- Your instructions
Restate the full listing word for word and leave the pictures out.

[Entries with chart source code]
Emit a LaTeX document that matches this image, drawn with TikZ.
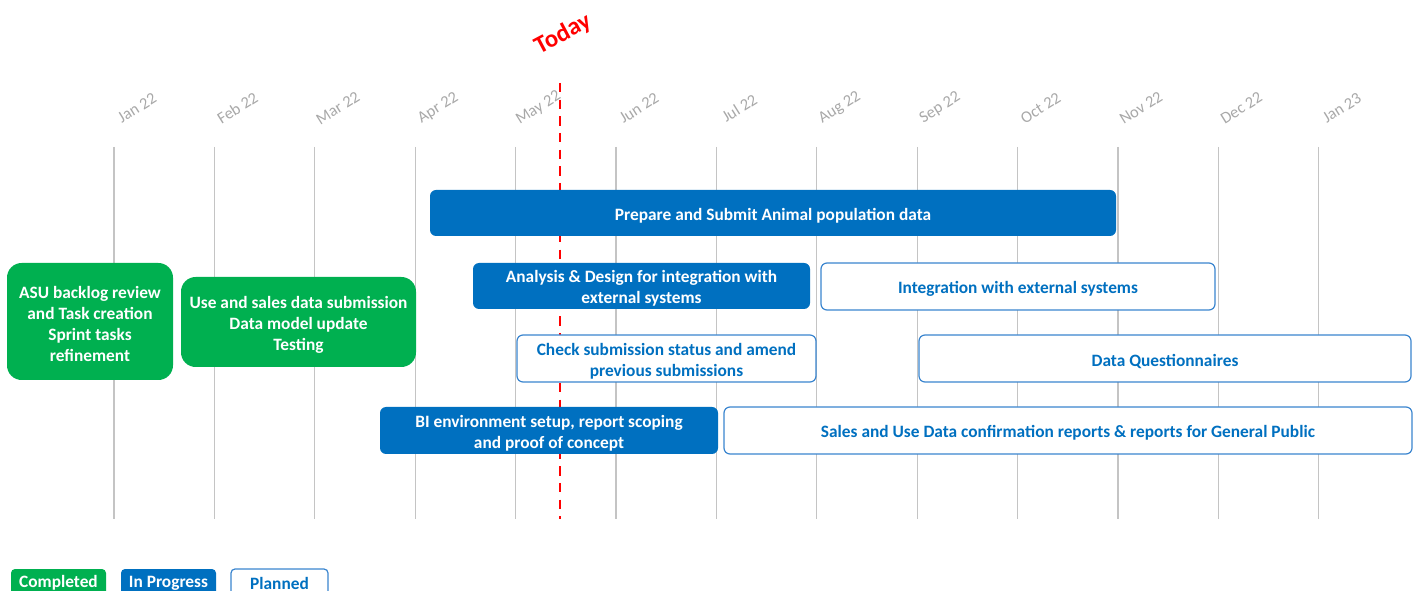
\documentclass[tikz,border=0pt]{standalone}
\usepackage{fontspec}
\setmainfont{Carlito}
\definecolor{pblue}{HTML}{0070C0}
\definecolor{pgreen}{HTML}{00B050}
\definecolor{pedge}{HTML}{3A85CF}
\definecolor{gridc}{HTML}{C4C4C4}
\definecolor{monthc}{HTML}{A8A8A8}
\definecolor{todayc}{HTML}{FF0000}
\tikzset{
  gridline/.style={draw=gridc, line width=0.9pt},
  month/.style={text=monthc, font=\fontsize{12.3}{14}\selectfont, rotate=32, inner sep=0pt},
  todaytxt/.style={text=todayc, font=\bfseries\fontsize{18.5}{22}\selectfont, rotate=28, inner sep=0pt},
  todayline/.style={draw=todayc, line width=2.2pt, dash pattern=on 7pt off 5.5pt},
  taskbase/.style={inner sep=0pt, align=center, font=\bfseries\fontsize{13}{15.8}\selectfont},
  done/.style={taskbase, fill=pgreen, text=white, rounded corners=11pt},
  inprog/.style={taskbase, fill=pblue, text=white, rounded corners=4.5pt},
  planned/.style={taskbase, fill=white, draw=pedge, line width=0.9pt, text=pblue, rounded corners=4.5pt},
  tasktext/.style={taskbase, yshift=-1.9pt},
}
% #1 style, #2 name, #3 x1, #4 y1, #5 x2, #6 y2, #7 text (pixel units)
\newcommand\tbox[7]{%
  \pgfmathsetmacro\bw{(#5-#3)*0.75}%
  \pgfmathsetmacro\bh{(#6-#4)*0.75}%
  \node[#1, minimum width=\bw pt, minimum height=\bh pt] (#2) at ({(#3+#5)/2},{(#4+#6)/2}) {};%
  \node[#1, tasktext, fill=none, draw=none] (#2t) at (#2.center) {#7};%
}
\begin{document}
\begin{tikzpicture}[x=0.75pt,y=-0.75pt]
\useasboundingbox (0,0) rectangle (1418,591);
% grid lines and month labels
\foreach \i/\m in {0/Jan 22,1/Feb 22,2/Mar 22,3/Apr 22,4/May 22,5/Jun 22,6/Jul 22,7/Aug 22,8/Sep 22,9/Oct 22,10/Nov 22,11/Dec 22,12/Jan 23}{
  \coordinate (gt\i) at ({114+100.4*\i},147);
  \coordinate (gb\i) at ({114+100.4*\i},519);
  \draw[gridline] (gt\i) -- (gb\i);
  \node[month] (m\i) at ({137+100.4*\i},108) {\m};
}
% today
\coordinate (tt) at (560,83);
\coordinate (tb) at (560,519);
\draw[todayline] (tt) -- (tb);
\node[todaytxt] (today) at (563,34) {Today};
% tasks
\tbox{inprog}{prep}{430}{190}{1116}{236}{Prepare and Submit Animal population data}
\tbox{done}{asu}{7}{263}{173}{380}{ASU backlog review\\and Task creation\\Sprint tasks\\refinement}
\tbox{done}{use}{181}{277}{416}{367}{Use and sales data submission\\Data model update\\Testing}
\tbox{inprog}{anal}{473}{263}{810}{309}{Analysis \& Design for integration with\\external systems}
\tbox{planned}{integ}{821}{263}{1215}{310}{Integration with external systems}
\tbox{planned}{check}{517}{335}{816}{382}{Check submission status and amend\\previous submissions}
\tbox{planned}{quest}{919}{335}{1411}{382}{Data Questionnaires}
\tbox{inprog}{bi}{380}{407}{718}{454}{BI environment setup, report scoping\\and proof of concept}
\tbox{planned}{sales}{724}{407}{1412}{454}{Sales and Use Data confirmation reports \& reports for General Public}
% legend
\begin{scope}
\clip (0,0) rectangle (1418,591);
\node[done, rounded corners=3pt, minimum width=71.25pt, minimum height=25.5pt] (lc) at (58.5,586) {};
\node[inprog, rounded corners=3pt, minimum width=71.25pt, minimum height=25.5pt] (li) at (168.5,586) {};
\node[planned, rounded corners=3pt, minimum width=72.75pt, minimum height=25.5pt] (lp) at (279.5,586) {};
\end{scope}
\node[taskbase, text=white] (lct) at (58.5,583) {Completed};
\node[taskbase, text=white] (lit) at (168.5,583) {In Progress};
\node[taskbase, text=pblue] (lpt) at (279.5,583) {Planned};
\end{tikzpicture}
\end{document}
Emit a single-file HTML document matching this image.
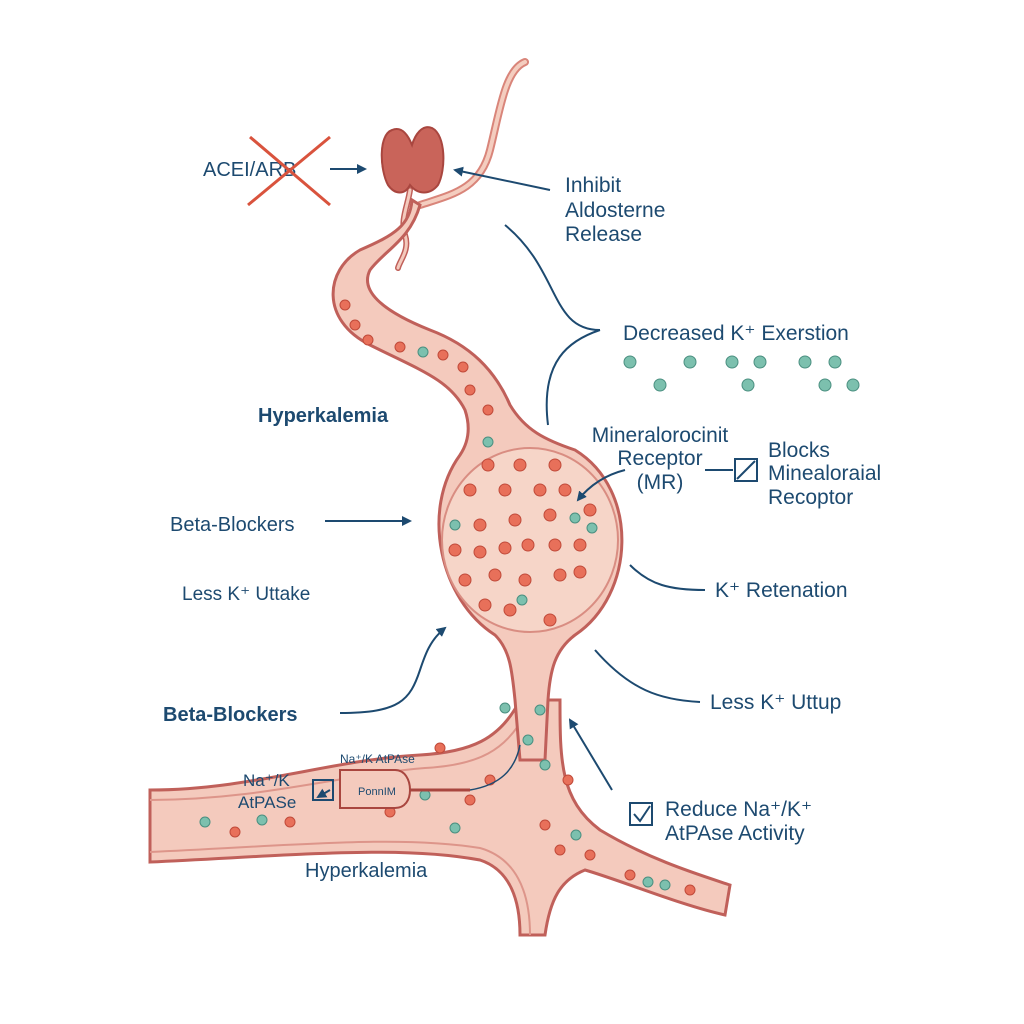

- Finished answer
Emit a LaTeX document that matches this image, drawn with TikZ.
\documentclass[tikz,border=0pt]{standalone}
\usepackage{fontspec}
\setmainfont{Carlito}
\definecolor{pblue}{HTML}{0070C0}
\definecolor{pgreen}{HTML}{00B050}
\definecolor{pedge}{HTML}{3A85CF}
\definecolor{gridc}{HTML}{C4C4C4}
\definecolor{monthc}{HTML}{A8A8A8}
\definecolor{todayc}{HTML}{FF0000}
\tikzset{
  gridline/.style={draw=gridc, line width=0.9pt},
  month/.style={text=monthc, font=\fontsize{12.3}{14}\selectfont, rotate=32, inner sep=0pt},
  todaytxt/.style={text=todayc, font=\bfseries\fontsize{18.5}{22}\selectfont, rotate=28, inner sep=0pt},
  todayline/.style={draw=todayc, line width=2.2pt, dash pattern=on 7pt off 5.5pt},
  taskbase/.style={inner sep=0pt, align=center, font=\bfseries\fontsize{13}{15.8}\selectfont},
  done/.style={taskbase, fill=pgreen, text=white, rounded corners=11pt},
  inprog/.style={taskbase, fill=pblue, text=white, rounded corners=4.5pt},
  planned/.style={taskbase, fill=white, draw=pedge, line width=0.9pt, text=pblue, rounded corners=4.5pt},
  tasktext/.style={taskbase, yshift=-1.9pt},
}
% #1 style, #2 name, #3 x1, #4 y1, #5 x2, #6 y2, #7 text (pixel units)
\newcommand\tbox[7]{%
  \pgfmathsetmacro\bw{(#5-#3)*0.75}%
  \pgfmathsetmacro\bh{(#6-#4)*0.75}%
  \node[#1, minimum width=\bw pt, minimum height=\bh pt] (#2) at ({(#3+#5)/2},{(#4+#6)/2}) {};%
  \node[#1, tasktext, fill=none, draw=none] (#2t) at (#2.center) {#7};%
}
\begin{document}
\begin{tikzpicture}[x=0.75pt,y=-0.75pt]
\useasboundingbox (0,0) rectangle (1418,591);
% grid lines and month labels
\foreach \i/\m in {0/Jan 22,1/Feb 22,2/Mar 22,3/Apr 22,4/May 22,5/Jun 22,6/Jul 22,7/Aug 22,8/Sep 22,9/Oct 22,10/Nov 22,11/Dec 22,12/Jan 23}{
  \coordinate (gt\i) at ({114+100.4*\i},147);
  \coordinate (gb\i) at ({114+100.4*\i},519);
  \draw[gridline] (gt\i) -- (gb\i);
  \node[month] (m\i) at ({137+100.4*\i},108) {\m};
}
% today
\coordinate (tt) at (560,83);
\coordinate (tb) at (560,519);
\draw[todayline] (tt) -- (tb);
\node[todaytxt] (today) at (563,34) {Today};
% tasks
\tbox{inprog}{prep}{430}{190}{1116}{236}{Prepare and Submit Animal population data}
\tbox{done}{asu}{7}{263}{173}{380}{ASU backlog review\\and Task creation\\Sprint tasks\\refinement}
\tbox{done}{use}{181}{277}{416}{367}{Use and sales data submission\\Data model update\\Testing}
\tbox{inprog}{anal}{473}{263}{810}{309}{Analysis \& Design for integration with\\external systems}
\tbox{planned}{integ}{821}{263}{1215}{310}{Integration with external systems}
\tbox{planned}{check}{517}{335}{816}{382}{Check submission status and amend\\previous submissions}
\tbox{planned}{quest}{919}{335}{1411}{382}{Data Questionnaires}
\tbox{inprog}{bi}{380}{407}{718}{454}{BI environment setup, report scoping\\and proof of concept}
\tbox{planned}{sales}{724}{407}{1412}{454}{Sales and Use Data confirmation reports \& reports for General Public}
% legend
\begin{scope}
\clip (0,0) rectangle (1418,591);
\node[done, rounded corners=3pt, minimum width=71.25pt, minimum height=25.5pt] (lc) at (58.5,586) {};
\node[inprog, rounded corners=3pt, minimum width=71.25pt, minimum height=25.5pt] (li) at (168.5,586) {};
\node[planned, rounded corners=3pt, minimum width=72.75pt, minimum height=25.5pt] (lp) at (279.5,586) {};
\end{scope}
\node[taskbase, text=white] (lct) at (58.5,583) {Completed};
\node[taskbase, text=white] (lit) at (168.5,583) {In Progress};
\node[taskbase, text=pblue] (lpt) at (279.5,583) {Planned};
\end{tikzpicture}
\end{document}
Emit a single-file HTML document matching this image.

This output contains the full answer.